4. From the record, it appears that another attorney, Mr. San Miguel, also made an appearance on behalf of defendant Rexach. It is not possible, however, to ascertain from the record before us what role this attorney played.
5. Notably, no transcript or record exists that documents these discussions.
6. Defendants Hernandez and Jimenez have not joined in this appeal in their personal capacities. Defendant Rexach, the third personal capacity defendant, did not file a notice of appeal or otherwise seek leave to appeal, but has filed a brief seeking to enforce the settlement. We have treated this brief as a nullity. Given the failure of these defendants to appeal the district court's order, we confine our opinion to the potential liability of the Commonwealth. Any questions regarding the potential liability and/or status of the personal capacity defendants are not properly before us.
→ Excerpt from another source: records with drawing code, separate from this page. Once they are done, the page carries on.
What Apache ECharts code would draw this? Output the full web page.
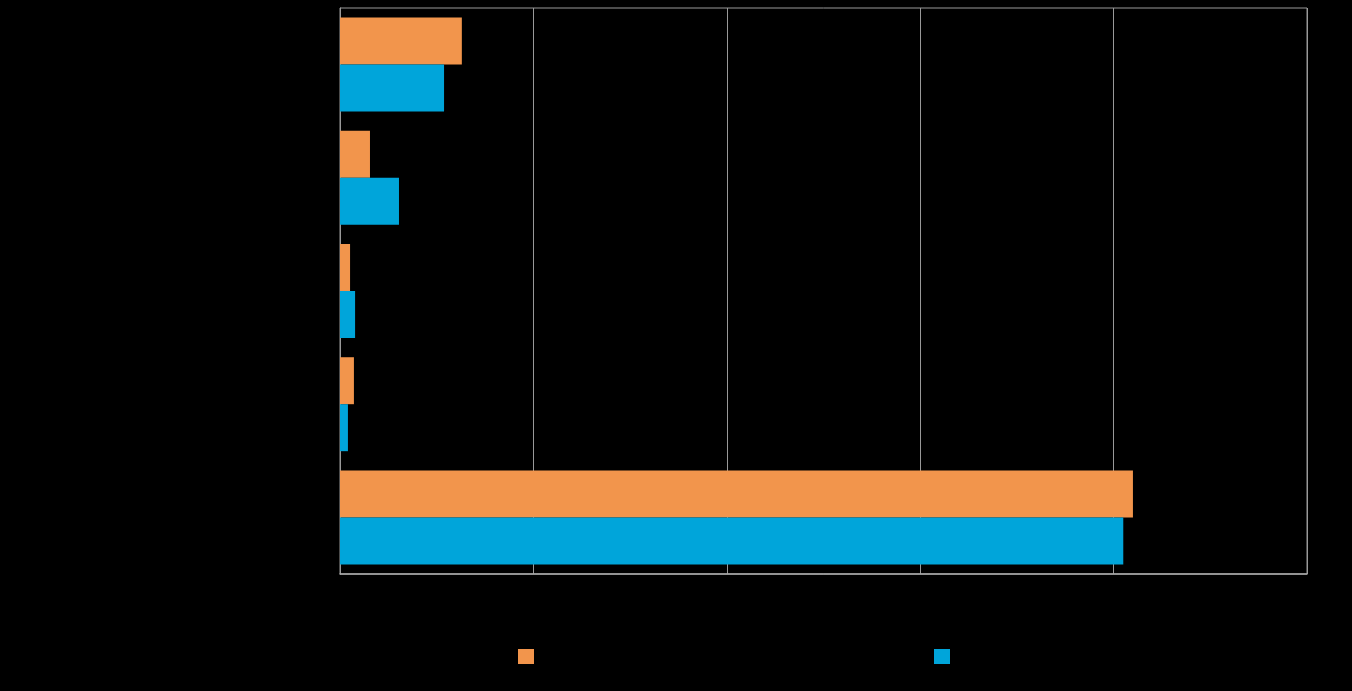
<!DOCTYPE html>
<html><head><meta charset="utf-8">
<script src="https://cdn.jsdelivr.net/npm/echarts@6/dist/echarts.min.js"></script>
<style>html,body{margin:0;padding:0;background:#000;}#c{width:1352px;height:691px;}</style>
</head><body><div id="c"></div>
<script>
var categories = ['A', 'B', 'C', 'D', 'E'];
var seriesNames = ['Series 1', 'Series 2'];
var orangeValues = [6.3, 1.55, 0.52, 0.72, 41.0];
var blueValues = [5.38, 3.05, 0.78, 0.41, 40.5];
var chart = echarts.init(document.getElementById('c'));
chart.setOption({
  backgroundColor: '#000',
  animation: false,
  grid: {left: 340, top: 8, width: 967, height: 566, show: true, borderColor: '#999', borderWidth: 1, containLabel: false},
  xAxis: {type: 'value', min: 0, max: 50, interval: 10, z: 0,
    axisLine: {show: true, lineStyle: {color: '#aaa', width: 1.5}},
    axisTick: {show: false}, axisLabel: {show: false},
    splitLine: {show: true, lineStyle: {color: '#999', width: 1}}},
  yAxis: {type: 'category', data: categories, inverse: true, z: 0,
    axisLine: {show: true, lineStyle: {color: '#999'}}, axisTick: {show: false}, axisLabel: {show: false}},
  legend: [
    {left: 513, top: 644, itemWidth: 16, itemHeight: 15, icon: 'rect', data: [seriesNames[0]], formatter: function(){return '';}, textStyle: {color: '#000'}},
    {left: 929, top: 644, itemWidth: 16, itemHeight: 15, icon: 'rect', data: [seriesNames[1]], formatter: function(){return '';}, textStyle: {color: '#000'}}
  ],
  series: [
    {name: seriesNames[0], type: 'bar', z: 5, data: orangeValues, itemStyle: {color: '#F2954C'}, barGap: '0%', barCategoryGap: '17%'},
    {name: seriesNames[1], type: 'bar', z: 5, data: blueValues, itemStyle: {color: '#00A5DA'}, barGap: '0%', barCategoryGap: '17%'}
  ]
});
</script></body></html>
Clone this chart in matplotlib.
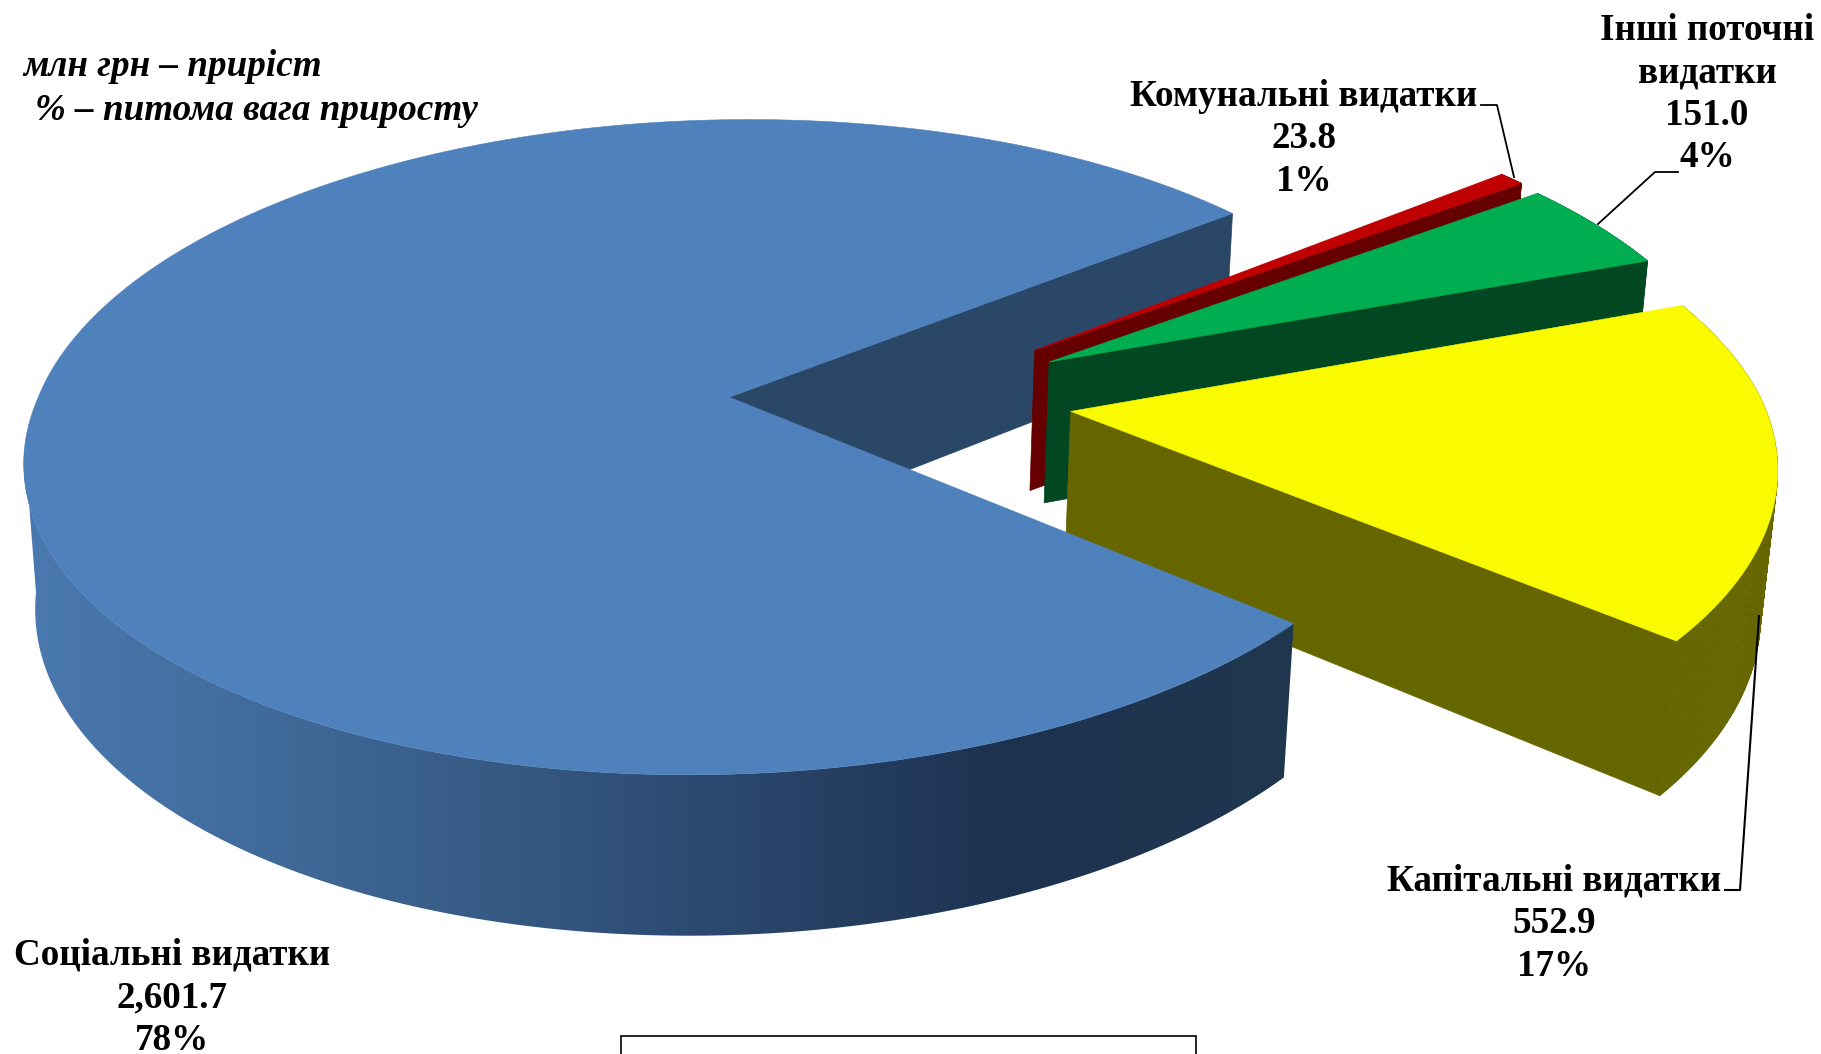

7. We are at a loss to understand why the Commonwealth did not object to the official capacity suits on the ground that such suits are not authorized under section 1983. See Will v. Michigan Dept. of State Police, 491 U.S. 58, 66, 109 S.Ct. 2304, 105 L.Ed.2d 45 (1989) (holding that state officials “acting in their official capacities” are outside the class of “persons” subject to monetary liability under § 1983). The Commonwealth, however, never raised this obvious defense prior to this appeal and was free to consent to litigation in federal court and to settle a case brought in federal court if it chose to do so. See Gonzalez Torres v. Toledo, 586 F.2d 858, 859 (1st Cir.1978).